Code that draws figures:
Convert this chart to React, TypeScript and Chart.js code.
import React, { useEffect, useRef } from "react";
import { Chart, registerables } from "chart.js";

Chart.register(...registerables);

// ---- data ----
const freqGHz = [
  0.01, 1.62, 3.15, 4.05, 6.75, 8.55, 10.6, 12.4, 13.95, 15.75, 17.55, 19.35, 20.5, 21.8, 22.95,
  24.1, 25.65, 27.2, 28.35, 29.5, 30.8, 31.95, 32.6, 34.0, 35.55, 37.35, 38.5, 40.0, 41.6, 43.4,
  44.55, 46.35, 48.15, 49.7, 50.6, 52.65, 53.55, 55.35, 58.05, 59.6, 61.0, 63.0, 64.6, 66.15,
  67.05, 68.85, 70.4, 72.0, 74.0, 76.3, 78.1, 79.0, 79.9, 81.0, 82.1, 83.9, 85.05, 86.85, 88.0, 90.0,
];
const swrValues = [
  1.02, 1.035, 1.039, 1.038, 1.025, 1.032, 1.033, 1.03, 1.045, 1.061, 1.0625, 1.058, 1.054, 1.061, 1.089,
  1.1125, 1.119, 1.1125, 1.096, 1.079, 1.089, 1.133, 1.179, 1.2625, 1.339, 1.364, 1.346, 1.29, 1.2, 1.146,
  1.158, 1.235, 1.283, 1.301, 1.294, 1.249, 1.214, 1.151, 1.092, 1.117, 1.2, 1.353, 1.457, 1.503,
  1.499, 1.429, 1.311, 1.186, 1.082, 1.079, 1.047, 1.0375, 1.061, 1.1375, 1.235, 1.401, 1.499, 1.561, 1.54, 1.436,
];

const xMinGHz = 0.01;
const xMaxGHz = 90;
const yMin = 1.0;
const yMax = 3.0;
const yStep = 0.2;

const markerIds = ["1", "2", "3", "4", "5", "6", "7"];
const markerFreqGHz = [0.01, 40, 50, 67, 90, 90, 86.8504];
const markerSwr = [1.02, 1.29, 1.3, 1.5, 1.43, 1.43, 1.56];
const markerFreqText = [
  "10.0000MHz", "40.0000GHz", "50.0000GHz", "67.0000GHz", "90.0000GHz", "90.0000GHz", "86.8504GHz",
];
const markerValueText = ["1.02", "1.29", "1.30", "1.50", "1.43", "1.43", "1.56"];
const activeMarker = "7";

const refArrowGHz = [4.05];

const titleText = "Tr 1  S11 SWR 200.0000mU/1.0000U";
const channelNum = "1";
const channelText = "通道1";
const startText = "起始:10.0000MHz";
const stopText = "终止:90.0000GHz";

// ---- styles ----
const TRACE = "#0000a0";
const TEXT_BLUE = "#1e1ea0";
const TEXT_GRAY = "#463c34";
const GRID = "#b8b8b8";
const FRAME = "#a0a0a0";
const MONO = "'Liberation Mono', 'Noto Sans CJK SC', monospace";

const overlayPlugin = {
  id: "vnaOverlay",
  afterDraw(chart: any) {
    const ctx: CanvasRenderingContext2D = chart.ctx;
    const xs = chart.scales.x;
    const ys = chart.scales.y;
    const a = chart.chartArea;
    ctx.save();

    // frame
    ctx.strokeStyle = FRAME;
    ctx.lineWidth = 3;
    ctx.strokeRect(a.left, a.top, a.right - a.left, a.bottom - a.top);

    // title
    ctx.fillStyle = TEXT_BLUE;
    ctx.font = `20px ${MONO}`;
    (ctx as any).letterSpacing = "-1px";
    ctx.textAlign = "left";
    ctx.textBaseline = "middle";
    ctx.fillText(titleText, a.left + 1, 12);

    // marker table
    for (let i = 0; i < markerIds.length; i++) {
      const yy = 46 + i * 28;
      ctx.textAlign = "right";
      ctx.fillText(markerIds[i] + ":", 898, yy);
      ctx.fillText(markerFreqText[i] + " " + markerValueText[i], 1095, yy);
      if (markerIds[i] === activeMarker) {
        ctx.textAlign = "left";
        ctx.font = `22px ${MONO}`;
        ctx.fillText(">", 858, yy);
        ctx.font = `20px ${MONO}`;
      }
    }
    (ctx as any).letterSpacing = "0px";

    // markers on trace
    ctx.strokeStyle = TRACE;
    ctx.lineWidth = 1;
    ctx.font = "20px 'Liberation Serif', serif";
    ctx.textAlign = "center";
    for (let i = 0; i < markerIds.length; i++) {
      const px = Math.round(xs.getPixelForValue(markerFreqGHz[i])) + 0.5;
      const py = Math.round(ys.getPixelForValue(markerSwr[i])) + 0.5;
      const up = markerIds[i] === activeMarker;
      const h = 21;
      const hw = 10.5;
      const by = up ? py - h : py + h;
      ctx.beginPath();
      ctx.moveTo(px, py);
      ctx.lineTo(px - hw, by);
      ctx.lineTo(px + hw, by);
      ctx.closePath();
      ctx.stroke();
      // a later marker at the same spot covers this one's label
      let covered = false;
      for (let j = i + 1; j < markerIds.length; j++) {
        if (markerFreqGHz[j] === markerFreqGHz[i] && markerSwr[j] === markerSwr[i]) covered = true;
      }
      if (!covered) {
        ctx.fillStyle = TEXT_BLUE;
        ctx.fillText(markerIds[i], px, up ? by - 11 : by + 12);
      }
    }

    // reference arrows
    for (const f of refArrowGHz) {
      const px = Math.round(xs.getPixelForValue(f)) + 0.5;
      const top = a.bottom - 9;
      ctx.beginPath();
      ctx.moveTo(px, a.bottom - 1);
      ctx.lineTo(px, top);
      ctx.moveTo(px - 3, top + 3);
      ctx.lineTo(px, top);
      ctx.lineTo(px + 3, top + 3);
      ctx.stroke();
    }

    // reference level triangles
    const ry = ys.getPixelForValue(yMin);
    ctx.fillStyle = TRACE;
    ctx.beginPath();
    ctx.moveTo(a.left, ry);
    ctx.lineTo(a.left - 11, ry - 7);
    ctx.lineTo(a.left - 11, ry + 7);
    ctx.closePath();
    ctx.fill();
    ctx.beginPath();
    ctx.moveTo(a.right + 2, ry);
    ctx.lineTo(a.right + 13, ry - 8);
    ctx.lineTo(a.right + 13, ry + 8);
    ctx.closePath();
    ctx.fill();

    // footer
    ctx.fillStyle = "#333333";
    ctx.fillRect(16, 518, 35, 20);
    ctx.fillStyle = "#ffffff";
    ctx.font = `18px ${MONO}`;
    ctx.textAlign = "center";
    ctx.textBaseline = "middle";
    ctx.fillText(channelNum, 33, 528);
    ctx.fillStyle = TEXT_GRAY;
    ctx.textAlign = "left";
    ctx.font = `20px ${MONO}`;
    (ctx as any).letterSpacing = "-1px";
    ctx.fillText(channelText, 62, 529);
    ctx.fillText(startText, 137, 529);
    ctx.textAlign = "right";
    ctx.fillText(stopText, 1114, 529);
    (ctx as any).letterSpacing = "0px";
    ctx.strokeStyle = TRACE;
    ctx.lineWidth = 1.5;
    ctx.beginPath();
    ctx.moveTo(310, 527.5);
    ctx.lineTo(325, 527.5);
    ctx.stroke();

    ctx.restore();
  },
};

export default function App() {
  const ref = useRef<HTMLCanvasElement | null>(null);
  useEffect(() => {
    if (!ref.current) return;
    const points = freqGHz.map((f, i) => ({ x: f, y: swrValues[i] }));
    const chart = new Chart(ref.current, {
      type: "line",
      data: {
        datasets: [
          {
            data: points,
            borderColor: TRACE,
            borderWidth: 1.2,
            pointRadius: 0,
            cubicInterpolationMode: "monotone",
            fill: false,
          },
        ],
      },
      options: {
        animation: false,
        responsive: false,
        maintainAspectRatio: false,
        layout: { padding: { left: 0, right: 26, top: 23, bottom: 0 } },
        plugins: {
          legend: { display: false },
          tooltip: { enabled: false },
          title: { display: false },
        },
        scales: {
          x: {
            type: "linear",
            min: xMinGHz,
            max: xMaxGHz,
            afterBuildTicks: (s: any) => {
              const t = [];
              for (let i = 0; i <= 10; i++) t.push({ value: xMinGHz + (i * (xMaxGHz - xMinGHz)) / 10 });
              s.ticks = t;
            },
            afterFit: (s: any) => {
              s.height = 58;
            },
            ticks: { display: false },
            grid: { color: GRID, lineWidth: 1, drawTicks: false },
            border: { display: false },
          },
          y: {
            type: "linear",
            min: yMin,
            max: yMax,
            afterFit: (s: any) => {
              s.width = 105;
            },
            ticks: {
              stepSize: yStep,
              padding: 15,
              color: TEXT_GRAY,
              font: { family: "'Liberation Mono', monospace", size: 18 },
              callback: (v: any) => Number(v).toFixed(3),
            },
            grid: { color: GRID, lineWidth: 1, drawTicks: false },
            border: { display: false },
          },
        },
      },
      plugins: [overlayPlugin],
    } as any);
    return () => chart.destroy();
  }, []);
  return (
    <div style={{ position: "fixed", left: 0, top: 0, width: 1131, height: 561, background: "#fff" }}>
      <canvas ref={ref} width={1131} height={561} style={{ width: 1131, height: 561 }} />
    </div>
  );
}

==

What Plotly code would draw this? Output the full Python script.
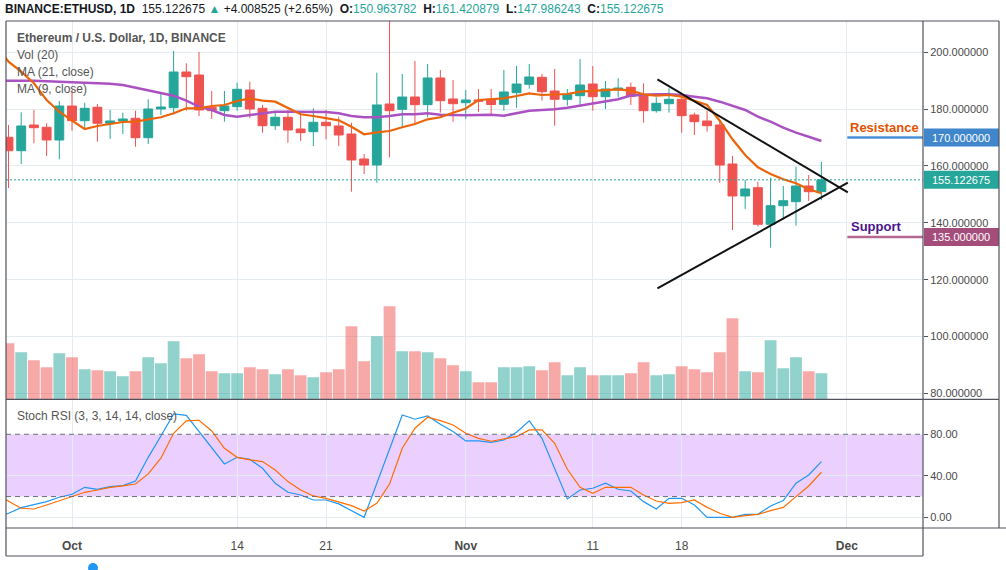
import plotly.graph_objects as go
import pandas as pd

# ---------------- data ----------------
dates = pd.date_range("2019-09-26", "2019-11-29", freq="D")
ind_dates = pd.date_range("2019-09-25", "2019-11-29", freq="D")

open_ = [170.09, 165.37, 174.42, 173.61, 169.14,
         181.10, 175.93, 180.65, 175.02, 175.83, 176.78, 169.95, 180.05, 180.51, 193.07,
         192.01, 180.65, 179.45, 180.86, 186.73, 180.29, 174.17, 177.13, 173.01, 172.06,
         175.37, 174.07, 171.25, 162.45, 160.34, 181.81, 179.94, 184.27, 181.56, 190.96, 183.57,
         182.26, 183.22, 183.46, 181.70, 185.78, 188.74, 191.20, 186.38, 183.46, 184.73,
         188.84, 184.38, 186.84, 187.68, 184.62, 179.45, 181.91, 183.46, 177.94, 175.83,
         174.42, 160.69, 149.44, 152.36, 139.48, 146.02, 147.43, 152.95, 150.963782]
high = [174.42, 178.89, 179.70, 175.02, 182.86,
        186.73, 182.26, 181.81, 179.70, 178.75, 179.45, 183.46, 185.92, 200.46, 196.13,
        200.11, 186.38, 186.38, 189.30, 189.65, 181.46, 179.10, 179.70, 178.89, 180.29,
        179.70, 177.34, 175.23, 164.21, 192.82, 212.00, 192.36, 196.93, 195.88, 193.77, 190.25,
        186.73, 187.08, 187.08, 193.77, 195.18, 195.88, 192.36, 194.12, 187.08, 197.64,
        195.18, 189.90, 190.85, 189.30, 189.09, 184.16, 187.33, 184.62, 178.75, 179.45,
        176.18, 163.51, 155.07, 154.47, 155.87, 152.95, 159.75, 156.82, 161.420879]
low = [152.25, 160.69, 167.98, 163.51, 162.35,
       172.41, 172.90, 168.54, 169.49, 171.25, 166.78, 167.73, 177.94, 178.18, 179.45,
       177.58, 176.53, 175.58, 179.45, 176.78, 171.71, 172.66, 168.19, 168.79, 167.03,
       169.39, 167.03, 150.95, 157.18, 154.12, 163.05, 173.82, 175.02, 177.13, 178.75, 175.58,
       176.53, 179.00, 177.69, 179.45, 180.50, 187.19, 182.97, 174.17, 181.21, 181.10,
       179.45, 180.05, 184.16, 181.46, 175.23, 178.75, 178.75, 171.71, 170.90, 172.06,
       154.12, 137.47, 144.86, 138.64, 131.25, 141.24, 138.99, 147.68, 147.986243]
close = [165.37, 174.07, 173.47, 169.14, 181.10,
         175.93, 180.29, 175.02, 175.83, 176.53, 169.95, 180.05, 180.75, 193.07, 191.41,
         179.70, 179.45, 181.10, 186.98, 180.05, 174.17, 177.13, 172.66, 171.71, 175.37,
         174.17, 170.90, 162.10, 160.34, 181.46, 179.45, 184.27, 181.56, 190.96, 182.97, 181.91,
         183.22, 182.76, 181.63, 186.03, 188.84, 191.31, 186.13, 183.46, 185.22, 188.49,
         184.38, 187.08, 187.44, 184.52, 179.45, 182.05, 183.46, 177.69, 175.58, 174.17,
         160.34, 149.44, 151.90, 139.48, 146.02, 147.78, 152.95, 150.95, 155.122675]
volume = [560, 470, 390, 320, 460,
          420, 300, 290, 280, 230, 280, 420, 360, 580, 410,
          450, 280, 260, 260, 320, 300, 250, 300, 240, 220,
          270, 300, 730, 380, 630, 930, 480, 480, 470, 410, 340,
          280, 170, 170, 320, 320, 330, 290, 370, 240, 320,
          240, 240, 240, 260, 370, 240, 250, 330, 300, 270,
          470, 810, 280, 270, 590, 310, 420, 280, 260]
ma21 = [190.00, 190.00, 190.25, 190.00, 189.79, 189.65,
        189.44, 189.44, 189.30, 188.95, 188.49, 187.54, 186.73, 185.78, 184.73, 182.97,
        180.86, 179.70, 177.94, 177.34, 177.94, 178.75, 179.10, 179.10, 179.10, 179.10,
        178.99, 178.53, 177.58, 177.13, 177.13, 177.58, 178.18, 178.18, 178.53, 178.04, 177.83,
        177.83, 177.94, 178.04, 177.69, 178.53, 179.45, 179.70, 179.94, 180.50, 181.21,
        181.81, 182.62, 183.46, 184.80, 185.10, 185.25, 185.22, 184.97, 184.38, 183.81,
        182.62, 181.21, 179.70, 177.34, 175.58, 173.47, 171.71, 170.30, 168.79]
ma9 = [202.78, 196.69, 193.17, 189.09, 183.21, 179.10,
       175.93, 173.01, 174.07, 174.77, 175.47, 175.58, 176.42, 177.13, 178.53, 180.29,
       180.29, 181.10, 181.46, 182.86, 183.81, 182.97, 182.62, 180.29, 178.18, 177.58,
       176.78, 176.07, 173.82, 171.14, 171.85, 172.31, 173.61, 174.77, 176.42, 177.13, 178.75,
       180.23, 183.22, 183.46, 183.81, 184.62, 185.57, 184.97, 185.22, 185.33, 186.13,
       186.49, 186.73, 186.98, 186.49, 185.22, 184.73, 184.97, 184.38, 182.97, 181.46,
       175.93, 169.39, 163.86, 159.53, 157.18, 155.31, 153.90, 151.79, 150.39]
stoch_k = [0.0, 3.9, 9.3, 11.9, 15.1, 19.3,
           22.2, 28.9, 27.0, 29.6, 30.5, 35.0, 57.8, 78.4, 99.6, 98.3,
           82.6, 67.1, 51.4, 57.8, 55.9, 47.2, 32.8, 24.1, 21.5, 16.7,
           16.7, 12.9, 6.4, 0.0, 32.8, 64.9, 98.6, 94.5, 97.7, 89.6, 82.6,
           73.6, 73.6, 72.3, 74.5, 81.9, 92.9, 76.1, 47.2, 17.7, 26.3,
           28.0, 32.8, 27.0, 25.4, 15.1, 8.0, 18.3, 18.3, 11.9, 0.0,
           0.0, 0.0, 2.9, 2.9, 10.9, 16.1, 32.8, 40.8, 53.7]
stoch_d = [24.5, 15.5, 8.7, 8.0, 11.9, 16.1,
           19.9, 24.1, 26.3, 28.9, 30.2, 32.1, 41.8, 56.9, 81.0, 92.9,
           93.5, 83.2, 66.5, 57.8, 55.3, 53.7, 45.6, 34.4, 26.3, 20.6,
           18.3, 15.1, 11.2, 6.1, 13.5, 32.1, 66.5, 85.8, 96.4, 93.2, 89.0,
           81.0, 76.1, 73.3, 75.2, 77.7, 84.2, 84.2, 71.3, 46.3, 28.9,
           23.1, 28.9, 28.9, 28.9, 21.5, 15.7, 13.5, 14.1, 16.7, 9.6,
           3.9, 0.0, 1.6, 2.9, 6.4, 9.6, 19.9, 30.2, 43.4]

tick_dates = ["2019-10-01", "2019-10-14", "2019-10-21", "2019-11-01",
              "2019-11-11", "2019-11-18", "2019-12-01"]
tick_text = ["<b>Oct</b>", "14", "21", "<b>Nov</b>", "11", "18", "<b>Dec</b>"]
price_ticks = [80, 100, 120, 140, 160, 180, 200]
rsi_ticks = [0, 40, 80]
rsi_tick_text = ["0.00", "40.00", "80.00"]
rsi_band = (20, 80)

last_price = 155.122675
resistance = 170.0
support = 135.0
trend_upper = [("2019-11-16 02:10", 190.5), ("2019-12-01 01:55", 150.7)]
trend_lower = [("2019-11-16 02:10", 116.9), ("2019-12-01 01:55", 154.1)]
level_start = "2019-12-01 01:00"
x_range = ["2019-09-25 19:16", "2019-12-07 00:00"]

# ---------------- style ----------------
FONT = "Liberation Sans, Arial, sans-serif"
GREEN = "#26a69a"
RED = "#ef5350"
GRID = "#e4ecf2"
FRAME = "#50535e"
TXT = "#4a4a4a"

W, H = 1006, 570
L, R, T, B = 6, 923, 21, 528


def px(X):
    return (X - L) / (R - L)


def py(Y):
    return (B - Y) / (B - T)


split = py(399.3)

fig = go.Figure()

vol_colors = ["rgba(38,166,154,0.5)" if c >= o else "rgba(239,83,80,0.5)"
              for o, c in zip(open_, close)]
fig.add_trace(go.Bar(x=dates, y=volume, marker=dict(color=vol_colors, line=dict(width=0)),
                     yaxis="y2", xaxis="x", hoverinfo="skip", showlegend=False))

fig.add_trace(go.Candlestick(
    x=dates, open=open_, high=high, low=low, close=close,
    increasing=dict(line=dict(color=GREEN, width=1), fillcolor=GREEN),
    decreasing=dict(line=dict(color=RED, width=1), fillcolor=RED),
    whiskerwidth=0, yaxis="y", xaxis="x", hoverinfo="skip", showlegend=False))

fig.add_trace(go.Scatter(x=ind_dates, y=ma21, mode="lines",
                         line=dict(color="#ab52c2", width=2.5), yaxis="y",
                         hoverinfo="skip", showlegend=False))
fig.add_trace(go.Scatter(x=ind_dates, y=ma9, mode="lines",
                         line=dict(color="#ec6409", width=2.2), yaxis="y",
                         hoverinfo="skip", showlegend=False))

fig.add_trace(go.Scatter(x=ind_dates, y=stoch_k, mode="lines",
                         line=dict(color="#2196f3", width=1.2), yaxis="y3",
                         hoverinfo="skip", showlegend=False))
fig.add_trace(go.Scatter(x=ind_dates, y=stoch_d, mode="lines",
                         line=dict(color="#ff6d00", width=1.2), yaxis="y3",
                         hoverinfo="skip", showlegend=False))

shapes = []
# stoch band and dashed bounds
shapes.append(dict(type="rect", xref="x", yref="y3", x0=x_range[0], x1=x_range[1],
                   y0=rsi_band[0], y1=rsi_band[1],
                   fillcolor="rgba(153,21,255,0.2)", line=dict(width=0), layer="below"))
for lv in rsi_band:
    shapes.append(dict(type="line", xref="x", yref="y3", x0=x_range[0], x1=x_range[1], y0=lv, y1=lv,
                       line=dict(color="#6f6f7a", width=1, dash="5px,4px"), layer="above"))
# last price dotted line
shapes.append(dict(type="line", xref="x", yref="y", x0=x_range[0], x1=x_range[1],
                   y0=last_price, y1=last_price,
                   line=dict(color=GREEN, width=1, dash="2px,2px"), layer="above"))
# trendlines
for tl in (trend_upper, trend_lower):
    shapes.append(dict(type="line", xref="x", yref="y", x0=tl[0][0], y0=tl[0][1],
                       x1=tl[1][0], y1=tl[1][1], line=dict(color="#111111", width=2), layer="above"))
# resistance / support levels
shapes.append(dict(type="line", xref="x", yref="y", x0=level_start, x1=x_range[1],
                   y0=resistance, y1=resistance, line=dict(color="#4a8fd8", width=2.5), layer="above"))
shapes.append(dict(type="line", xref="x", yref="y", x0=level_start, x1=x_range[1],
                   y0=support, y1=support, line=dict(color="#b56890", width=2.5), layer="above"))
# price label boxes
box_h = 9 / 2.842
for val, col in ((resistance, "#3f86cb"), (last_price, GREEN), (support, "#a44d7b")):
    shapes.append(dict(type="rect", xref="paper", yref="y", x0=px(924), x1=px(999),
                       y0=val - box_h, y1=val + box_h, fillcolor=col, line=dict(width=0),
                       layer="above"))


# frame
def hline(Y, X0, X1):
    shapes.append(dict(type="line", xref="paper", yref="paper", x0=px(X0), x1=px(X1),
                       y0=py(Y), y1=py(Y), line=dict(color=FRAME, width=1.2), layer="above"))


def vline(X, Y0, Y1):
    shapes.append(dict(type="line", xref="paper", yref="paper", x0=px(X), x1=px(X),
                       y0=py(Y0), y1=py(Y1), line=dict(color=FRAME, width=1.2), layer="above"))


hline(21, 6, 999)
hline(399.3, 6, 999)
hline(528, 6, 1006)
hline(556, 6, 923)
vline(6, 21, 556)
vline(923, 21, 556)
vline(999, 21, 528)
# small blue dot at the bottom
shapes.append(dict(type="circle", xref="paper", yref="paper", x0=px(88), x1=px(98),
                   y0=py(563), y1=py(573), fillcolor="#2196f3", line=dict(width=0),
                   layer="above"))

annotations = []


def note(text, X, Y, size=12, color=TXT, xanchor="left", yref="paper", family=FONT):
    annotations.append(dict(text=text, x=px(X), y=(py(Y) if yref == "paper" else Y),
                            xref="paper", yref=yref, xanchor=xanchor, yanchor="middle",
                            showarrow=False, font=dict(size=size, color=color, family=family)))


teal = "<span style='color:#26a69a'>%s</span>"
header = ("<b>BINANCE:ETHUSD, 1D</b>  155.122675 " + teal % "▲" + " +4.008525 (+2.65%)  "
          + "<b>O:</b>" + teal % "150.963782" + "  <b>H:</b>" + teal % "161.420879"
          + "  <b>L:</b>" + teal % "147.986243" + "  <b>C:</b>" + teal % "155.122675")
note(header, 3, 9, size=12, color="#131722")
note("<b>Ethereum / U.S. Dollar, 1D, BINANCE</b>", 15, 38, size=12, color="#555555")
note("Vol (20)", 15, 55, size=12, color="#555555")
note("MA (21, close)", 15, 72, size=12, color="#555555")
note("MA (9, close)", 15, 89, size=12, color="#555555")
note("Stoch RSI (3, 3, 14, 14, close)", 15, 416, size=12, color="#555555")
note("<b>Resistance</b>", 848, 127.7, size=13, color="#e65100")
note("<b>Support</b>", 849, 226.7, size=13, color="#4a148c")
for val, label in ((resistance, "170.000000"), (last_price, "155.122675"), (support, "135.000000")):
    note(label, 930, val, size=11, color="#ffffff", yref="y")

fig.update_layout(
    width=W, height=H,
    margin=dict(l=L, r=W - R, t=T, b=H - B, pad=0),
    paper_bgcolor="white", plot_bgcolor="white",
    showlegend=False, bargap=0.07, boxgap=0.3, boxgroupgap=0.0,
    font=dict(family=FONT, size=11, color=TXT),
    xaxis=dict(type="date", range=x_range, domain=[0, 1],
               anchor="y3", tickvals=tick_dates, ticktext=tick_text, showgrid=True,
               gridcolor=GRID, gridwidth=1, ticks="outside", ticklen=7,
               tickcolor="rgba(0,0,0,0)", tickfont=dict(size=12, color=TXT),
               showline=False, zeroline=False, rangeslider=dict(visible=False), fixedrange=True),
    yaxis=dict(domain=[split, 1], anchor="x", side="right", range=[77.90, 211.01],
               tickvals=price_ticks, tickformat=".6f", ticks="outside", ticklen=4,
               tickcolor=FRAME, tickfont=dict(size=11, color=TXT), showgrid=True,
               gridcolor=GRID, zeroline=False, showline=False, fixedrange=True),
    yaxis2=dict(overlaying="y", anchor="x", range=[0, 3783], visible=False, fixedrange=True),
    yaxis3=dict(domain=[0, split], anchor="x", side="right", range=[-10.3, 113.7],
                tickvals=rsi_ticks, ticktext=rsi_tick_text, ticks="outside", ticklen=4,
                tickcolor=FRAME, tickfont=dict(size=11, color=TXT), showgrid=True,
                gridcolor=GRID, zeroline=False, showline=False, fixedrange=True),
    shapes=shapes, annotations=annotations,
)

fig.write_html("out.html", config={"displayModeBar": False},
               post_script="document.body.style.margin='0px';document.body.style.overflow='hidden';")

**Work instructions:** Return exactly the lines from the line that has "Convert this chart" to the line that has "const yStep = 0.2;", both of them included.

**Result below:**
Convert this chart to React, TypeScript and Chart.js code.
import React, { useEffect, useRef } from "react";
import { Chart, registerables } from "chart.js";

Chart.register(...registerables);

// ---- data ----
const freqGHz = [
  0.01, 1.62, 3.15, 4.05, 6.75, 8.55, 10.6, 12.4, 13.95, 15.75, 17.55, 19.35, 20.5, 21.8, 22.95,
  24.1, 25.65, 27.2, 28.35, 29.5, 30.8, 31.95, 32.6, 34.0, 35.55, 37.35, 38.5, 40.0, 41.6, 43.4,
  44.55, 46.35, 48.15, 49.7, 50.6, 52.65, 53.55, 55.35, 58.05, 59.6, 61.0, 63.0, 64.6, 66.15,
  67.05, 68.85, 70.4, 72.0, 74.0, 76.3, 78.1, 79.0, 79.9, 81.0, 82.1, 83.9, 85.05, 86.85, 88.0, 90.0,
];
const swrValues = [
  1.02, 1.035, 1.039, 1.038, 1.025, 1.032, 1.033, 1.03, 1.045, 1.061, 1.0625, 1.058, 1.054, 1.061, 1.089,
  1.1125, 1.119, 1.1125, 1.096, 1.079, 1.089, 1.133, 1.179, 1.2625, 1.339, 1.364, 1.346, 1.29, 1.2, 1.146,
  1.158, 1.235, 1.283, 1.301, 1.294, 1.249, 1.214, 1.151, 1.092, 1.117, 1.2, 1.353, 1.457, 1.503,
  1.499, 1.429, 1.311, 1.186, 1.082, 1.079, 1.047, 1.0375, 1.061, 1.1375, 1.235, 1.401, 1.499, 1.561, 1.54, 1.436,
];

const xMinGHz = 0.01;
const xMaxGHz = 90;
const yMin = 1.0;
const yMax = 3.0;
const yStep = 0.2;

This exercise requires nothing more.